"History is a wonderful thing, if only it was true"
-Tolstoy

Tuesday, September 23, 2008

Is it or isn't it - the end of the world?

So last weekend, they give up on the Investment Banking Model.

Maybe more "rational" activity on the street - at least for a while.

Shift for Goldman and Morgan Marks the End of an Era - NYTimes.com:

"Goldman Sachs and Morgan Stanley, the last big independent investment banks on Wall Street, will transform themselves into bank holding companies subject to far greater regulation, the Federal Reserve said Sunday night, a move that fundamentally reshapes an era of high finance that defined the modern Gilded Age."

Then there are the "little guys"
From today's WSJournal:

"Don't tell these guys that the investment-banking model is finished.

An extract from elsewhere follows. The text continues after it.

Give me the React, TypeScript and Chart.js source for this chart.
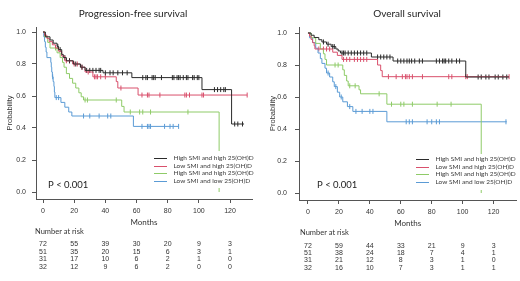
import React, { useEffect, useRef } from "react";
import { Chart, registerables } from "chart.js";

Chart.register(...registerables);

// ---------- shared ----------
const X_TICKS = [0, 20, 40, 60, 80, 100, 120];
const Y_TICKS = [0, 0.2, 0.4, 0.6, 0.8, 1.0];
const GROUP_LABELS = [
  "High SMI and high 25(OH)D",
  "Low SMI and high 25(OH)D",
  "High SMI and high 25(OH)D",
  "Low SMI and low 25(OH)D",
];
const GROUP_COLORS = ["#2b2b2b", "#d9506c", "#8fcb68", "#5b9bd5"];
const P_TEXT = "P < 0.001";

// ---------- Progression-free survival ----------
const PFS_TITLE = "Progression-free survival";
const pfsBlackTimes = [1.5, 4.5, 6.5, 9, 10, 12, 13, 15, 19.5, 24, 27, 38.5, 57, 102, 121];
const pfsBlackSurv = [0.97, 0.95, 0.93, 0.91, 0.89, 0.86, 0.84, 0.82, 0.8, 0.78, 0.76, 0.745, 0.715, 0.64, 0.425];
const pfsBlackCensor = [9.5, 11, 14, 17, 21, 25, 28, 30, 32, 34, 36, 37, 40, 43, 45, 48, 51, 54, 64, 66, 67, 70, 71, 72, 76, 83, 84, 86, 87, 88, 90, 92, 93, 96, 97, 99, 100, 110, 112, 114, 116, 117, 123, 125, 128];
const pfsBlackEnd = 129;

const pfsRedTimes = [1, 2.5, 4, 6, 8, 10, 12, 14, 19, 24, 27, 32, 47, 48, 61];
const pfsRedSurv = [0.98, 0.96, 0.94, 0.92, 0.9, 0.88, 0.85, 0.82, 0.8, 0.78, 0.75, 0.72, 0.69, 0.65, 0.606];
const pfsRedCensor = [15, 17, 20, 22, 25, 29, 33, 34, 35, 37, 40, 50, 63.5, 67, 68, 75, 91, 92, 94, 102, 103, 131];
const pfsRedEnd = 131;

const pfsGreenTimes = [1, 3, 4.5, 9, 11, 12.5, 13.5, 15, 17, 19, 21, 23, 24.5, 26, 50.5, 52, 113];
const pfsGreenSurv = [0.97, 0.935, 0.9, 0.87, 0.84, 0.81, 0.78, 0.74, 0.71, 0.68, 0.65, 0.62, 0.595, 0.575, 0.535, 0.5, 0];
const pfsGreenCensor = [8, 27, 28.5, 47, 56, 62, 64, 69, 93];
const pfsGreenEnd = 113;

const pfsBlueTimes = [0.5, 1, 1.5, 2, 2.5, 5, 5.3, 5.6, 6, 6.5, 7, 7.3, 7.6, 11.5, 14, 16.5, 18.5, 58];
const pfsBlueSurv = [0.97, 0.94, 0.905, 0.875, 0.84, 0.81, 0.78, 0.75, 0.72, 0.69, 0.66, 0.625, 0.59, 0.56, 0.53, 0.5, 0.475, 0.41];
const pfsBlueCensor = [6.2, 8.5, 10, 26, 30, 36, 41.5, 43.5, 63.5, 67, 68, 69, 78, 81.5, 83.5, 87];
const pfsBlueEnd = 87;

const pfsRisk1 = [72, 55, 39, 30, 20, 9, 3];
const pfsRisk2 = [51, 35, 20, 15, 6, 3, 1];
const pfsRisk3 = [31, 17, 10, 6, 2, 1, 0];
const pfsRisk4 = [32, 12, 9, 6, 2, 0, 0];

// ---------- Overall survival ----------
const OS_TITLE = "Overall survival";
const osBlackTimes = [2, 4, 7, 9, 12, 15, 18, 19.5, 21, 41, 55, 102];
const osBlackSurv = [0.986, 0.972, 0.958, 0.944, 0.93, 0.915, 0.9, 0.888, 0.875, 0.85, 0.825, 0.725];
const osBlackCensor = [10, 13, 16, 17, 22, 23, 24, 26, 28, 30, 32, 34, 36, 38, 45, 47, 49, 51, 53, 58, 60, 62, 64, 65.5, 67, 69, 72, 74, 83, 85, 87, 88, 89, 91, 93, 96, 98, 110, 112, 115, 117, 121, 123, 126, 128.5];
const osBlackEnd = 130;

const osRedTimes = [1, 2, 3, 4, 4.5, 16, 19, 22, 45, 47, 48];
const osRedSurv = [0.98, 0.96, 0.94, 0.92, 0.9, 0.88, 0.86, 0.835, 0.8, 0.765, 0.727];
const osRedCensor = [7, 10, 12, 14, 23, 25, 27, 30, 32, 34, 36, 38, 52, 57, 61, 63, 64, 65.5, 67.5, 74, 91, 93, 102, 103, 130];
const osRedEnd = 130;

const osGreenTimes = [2, 5, 8, 10, 11, 12, 22.5, 23.5, 25, 26, 33, 34, 51, 112];
const osGreenSurv = [0.97, 0.935, 0.9, 0.87, 0.835, 0.8, 0.77, 0.735, 0.7, 0.67, 0.645, 0.62, 0.555, 0];
const osGreenCensor = [17.5, 19.5, 27, 30.5, 46, 54, 60, 62, 67.5, 83.5, 92.5];
const osGreenEnd = 112;

const osBlueTimes = [1, 3, 5, 6.5, 8, 9, 11, 12, 14, 16, 17, 19, 20.5, 22.5, 25.5, 29, 51];
const osBlueSurv = [0.97, 0.94, 0.905, 0.875, 0.84, 0.81, 0.78, 0.75, 0.725, 0.695, 0.665, 0.63, 0.6, 0.57, 0.54, 0.51, 0.445];
const osBlueCensor = [13, 18, 21.5, 27, 31, 35, 40, 42, 63.5, 65.5, 67.5, 77, 80, 83, 85, 128];
const osBlueEnd = 128.5;

const osRisk1 = [72, 59, 44, 33, 21, 9, 3];
const osRisk2 = [51, 38, 24, 18, 7, 4, 1];
const osRisk3 = [31, 21, 12, 8, 3, 1, 0];
const osRisk4 = [32, 16, 10, 7, 3, 1, 1];

// ---------- helpers ----------
type Curve = { times: number[]; surv: number[]; censor: number[]; end: number };

function survAt(c: Curve, t: number) {
  let s = 1;
  for (let i = 0; i < c.times.length; i++) if (c.times[i] <= t) s = c.surv[i];
  return s;
}

function curvePoints(c: Curve) {
  const pts = [{ x: 0, y: 1 }];
  c.times.forEach((t, i) => pts.push({ x: t, y: c.surv[i] }));
  const lastT = c.times[c.times.length - 1];
  if (c.end > lastT) pts.push({ x: c.end, y: c.surv[c.surv.length - 1] });
  return pts;
}

type Panel = {
  title: string;
  curves: Curve[];
  risk: number[][];
  left: number;
  titleX: number;
  yWidth: number;
  xHeight: number;
  padRight: number;
  padBottom: number;
  xMin: number;
  xMax: number;
  yMin: number;
  yMax: number;
  yTitlePad: number;
  yTickPad: number;
  pX: number;
  legendLineX: number;
  legendTextX: number;
  legendY0: number;
  legendBox: [number, number, number, number];
  riskTitleX: number;
  riskTitleY: number;
  riskY0: number;
  riskStep: number;
};

const pfsPanel: Panel = {
  title: PFS_TITLE,
  curves: [
    { times: pfsBlackTimes, surv: pfsBlackSurv, censor: pfsBlackCensor, end: pfsBlackEnd },
    { times: pfsRedTimes, surv: pfsRedSurv, censor: pfsRedCensor, end: pfsRedEnd },
    { times: pfsGreenTimes, surv: pfsGreenSurv, censor: pfsGreenCensor, end: pfsGreenEnd },
    { times: pfsBlueTimes, surv: pfsBlueSurv, censor: pfsBlueCensor, end: pfsBlueEnd },
  ],
  risk: [pfsRisk1, pfsRisk2, pfsRisk3, pfsRisk4],
  left: 0,
  titleX: 133,
  yWidth: 36,
  xHeight: 30,
  padRight: 8,
  padBottom: 52,
  xMin: -4.5,
  xMax: 134.1,
  yMin: -0.04375,
  yMax: 1.03125,
  yTitlePad: 5.5,
  yTickPad: 6,
  pX: 48,
  legendLineX: 154,
  legendTextX: 173.5,
  legendY0: 158,
  legendBox: [149, 151, 104, 37],
  riskTitleX: 35,
  riskTitleY: 232,
  riskY0: 244.3,
  riskStep: 7.5,
};

const osPanel: Panel = {
  title: OS_TITLE,
  curves: [
    { times: osBlackTimes, surv: osBlackSurv, censor: osBlackCensor, end: osBlackEnd },
    { times: osRedTimes, surv: osRedSurv, censor: osRedCensor, end: osRedEnd },
    { times: osGreenTimes, surv: osGreenSurv, censor: osGreenCensor, end: osGreenEnd },
    { times: osBlueTimes, surv: osBlueSurv, censor: osBlueCensor, end: osBlueEnd },
  ],
  risk: [osRisk1, osRisk2, osRisk3, osRisk4],
  left: 260,
  titleX: 147,
  yWidth: 39,
  xHeight: 30,
  padRight: 2,
  padBottom: 51,
  xMin: -5.8,
  xMax: 134.8,
  yMin: -0.04375,
  yMax: 1.0375,
  yTitlePad: 8.5,
  yTickPad: 8,
  pX: 57,
  legendLineX: 156,
  legendTextX: 175.5,
  legendY0: 159,
  legendBox: [150, 154, 106, 36],
  riskTitleX: 40,
  riskTitleY: 233,
  riskY0: 245.6,
  riskStep: 7.4,
};

const TEXT_FONT = "Lato, 'Open Sans', sans-serif";
const NUM_FONT = "'Liberation Sans', Arial, sans-serif";

function makePlugin(p: Panel) {
  return {
    id: "kmOverlay",
    afterDatasetsDraw(chart: any) {
      const ctx = chart.ctx;
      ctx.save();
      const [bx, by, bw, bh] = p.legendBox;
      ctx.fillStyle = "#ffffff";
      ctx.fillRect(bx, by, bw, bh);
      ctx.font = `6.5px ${TEXT_FONT}`;
      ctx.textBaseline = "middle";
      ctx.textAlign = "left";
      GROUP_LABELS.forEach((lab, i) => {
        const y = p.legendY0 + i * 7.7;
        ctx.strokeStyle = GROUP_COLORS[i];
        ctx.lineWidth = 1;
        ctx.beginPath();
        ctx.moveTo(p.legendLineX, Math.round(y) + 0.5);
        ctx.lineTo(p.legendLineX + 13, Math.round(y) + 0.5);
        ctx.stroke();
        ctx.fillStyle = "#3a3a3a";
        ctx.fillText(lab, p.legendTextX, y);
      });
      ctx.font = `9.5px ${TEXT_FONT}`;
      ctx.fillStyle = "#222";
      ctx.fillText(P_TEXT, p.pX, 185);
      ctx.restore();
    },
    afterDraw(chart: any) {
      const ctx = chart.ctx;
      const xs = chart.scales.x;
      ctx.save();
      ctx.fillStyle = "#222";
      ctx.textBaseline = "middle";
      ctx.textAlign = "center";
      ctx.font = `10px ${TEXT_FONT}`;
      ctx.fillText(p.title, p.titleX, 13.5);
      ctx.textAlign = "left";
      ctx.font = `7.5px ${TEXT_FONT}`;
      ctx.fillStyle = "#333";
      ctx.fillText("Number at risk", p.riskTitleX, p.riskTitleY);
      ctx.textAlign = "center";
      ctx.font = `7px ${NUM_FONT}`;
      p.risk.forEach((row, r) => {
        row.forEach((v, j) => {
          ctx.fillText(String(v), xs.getPixelForValue(X_TICKS[j]), p.riskY0 + r * p.riskStep);
        });
      });
      ctx.restore();
    },
  };
}

function makeConfig(p: Panel): any {
  const datasets: any[] = [];
  p.curves.forEach((c, i) => {
    datasets.push({
      data: curvePoints(c),
      borderColor: GROUP_COLORS[i],
      borderWidth: 1,
      stepped: true,
      pointRadius: 0,
      fill: false,
      tension: 0,
    });
  });
  p.curves.forEach((c, i) => {
    datasets.push({
      data: c.censor.map((t) => ({ x: t, y: survAt(c, t) })),
      showLine: false,
      borderColor: GROUP_COLORS[i],
      backgroundColor: GROUP_COLORS[i],
      pointStyle: "line",
      pointRotation: 90,
      pointRadius: 2.5,
      pointBorderWidth: 1,
      pointHoverRadius: 2.5,
    });
  });
  const axisColor = "#555";
  return {
    type: "line",
    data: { datasets },
    plugins: [makePlugin(p)],
    options: {
      animation: false,
      responsive: false,
      devicePixelRatio: 1,
      events: [],
      layout: { padding: { left: 0, right: p.padRight, top: 27, bottom: p.padBottom } },
      plugins: { legend: { display: false }, tooltip: { enabled: false }, title: { display: false } },
      scales: {
        x: {
          type: "linear",
          min: p.xMin,
          max: p.xMax,
          afterBuildTicks: (s: any) => {
            s.ticks = X_TICKS.map((v) => ({ value: v }));
          },
          afterFit: (s: any) => {
            s.height = p.xHeight;
          },
          grid: { drawOnChartArea: false, drawTicks: true, tickLength: 4, color: axisColor, lineWidth: 1 },
          border: { display: true, color: axisColor, width: 1 },
          ticks: {
            autoSkip: false,
            maxRotation: 0,
            padding: 4,
            color: "#333",
            font: { family: NUM_FONT, size: 7 },
            callback: (v: any) => String(v),
          },
          title: {
            display: true,
            text: "Months",
            color: "#333",
            font: { family: TEXT_FONT, size: 8 },
            padding: { top: 0, bottom: 2.2 },
          },
        },
        y: {
          type: "linear",
          min: p.yMin,
          max: p.yMax,
          afterBuildTicks: (s: any) => {
            s.ticks = Y_TICKS.map((v) => ({ value: v }));
          },
          afterFit: (s: any) => {
            s.width = p.yWidth;
          },
          grid: { drawOnChartArea: false, drawTicks: true, tickLength: 4, color: axisColor, lineWidth: 1 },
          border: { display: true, color: axisColor, width: 1 },
          ticks: {
            autoSkip: false,
            padding: p.yTickPad,
            color: "#333",
            font: { family: NUM_FONT, size: 7 },
            callback: (v: any) => Number(v).toFixed(1),
          },
          title: {
            display: true,
            text: "Probability",
            color: "#333",
            font: { family: NUM_FONT, size: 7.5 },
            padding: { top: p.yTitlePad, bottom: 0 },
          },
        },
      },
    },
  };
}

function KMPanel({ panel }: { panel: Panel }) {
  const ref = useRef<HTMLCanvasElement | null>(null);
  useEffect(() => {
    if (!ref.current) return;
    const chart = new Chart(ref.current, makeConfig(panel));
    return () => chart.destroy();
  }, [panel]);
  return (
    <canvas
      ref={ref}
      width={260}
      height={281}
      style={{ position: "absolute", left: panel.left, top: 0, width: 260, height: 281 }}
    />
  );
}

export default function App() {
  return (
    <div style={{ position: "fixed", left: 0, top: 0, width: 520, height: 281, background: "#ffffff" }}>
      <KMPanel panel={pfsPanel} />
      <KMPanel panel={osPanel} />
    </div>
  );
}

While the biggest U.S. players are exiting from the pure-play investment-banking scene, about a dozen smaller investment banks remain. Analysts expect them to survive and keep the stand-alone business model alive, albeit at a much more modest level than on Wall Street.

Institutions, such as Piper Jaffray Cos., Minneapolis; Raymond James Financial Inc., St. Petersburg, Fla.; Thomas Weisel Partners Group Inc., San Francisco, and Jefferies Group Inc., New York, have a different business strategy that relies less on risk-taking than that of the more-prominent investment-banking firms.
...
Some analysts suggested that these boutique investment banks resemble in some ways the businesses that Goldman and Morgan Stanley had 25 years ago, when they were much smaller private partnerships. The focus was advising on mergers and acquisitions and stocks and bond underwriting. Only later did the larger investment banks begin to rely on prime-brokerage services to hedge funds and proprietary trading to power their earnings.

For the most part, Fox-Pitt's Mr. Trone says, the smaller firms don't participate in these higher margin but more volatile businesses. The result is less explosive profitability but cleaner balance sheets. For one, the smaller firms typically have leverage at a rate of about one or two times to 1, says Mr. Ryan. That compares with more risky borrowing rates of 25-to-1 or 30-to-1 at Wall Street firms."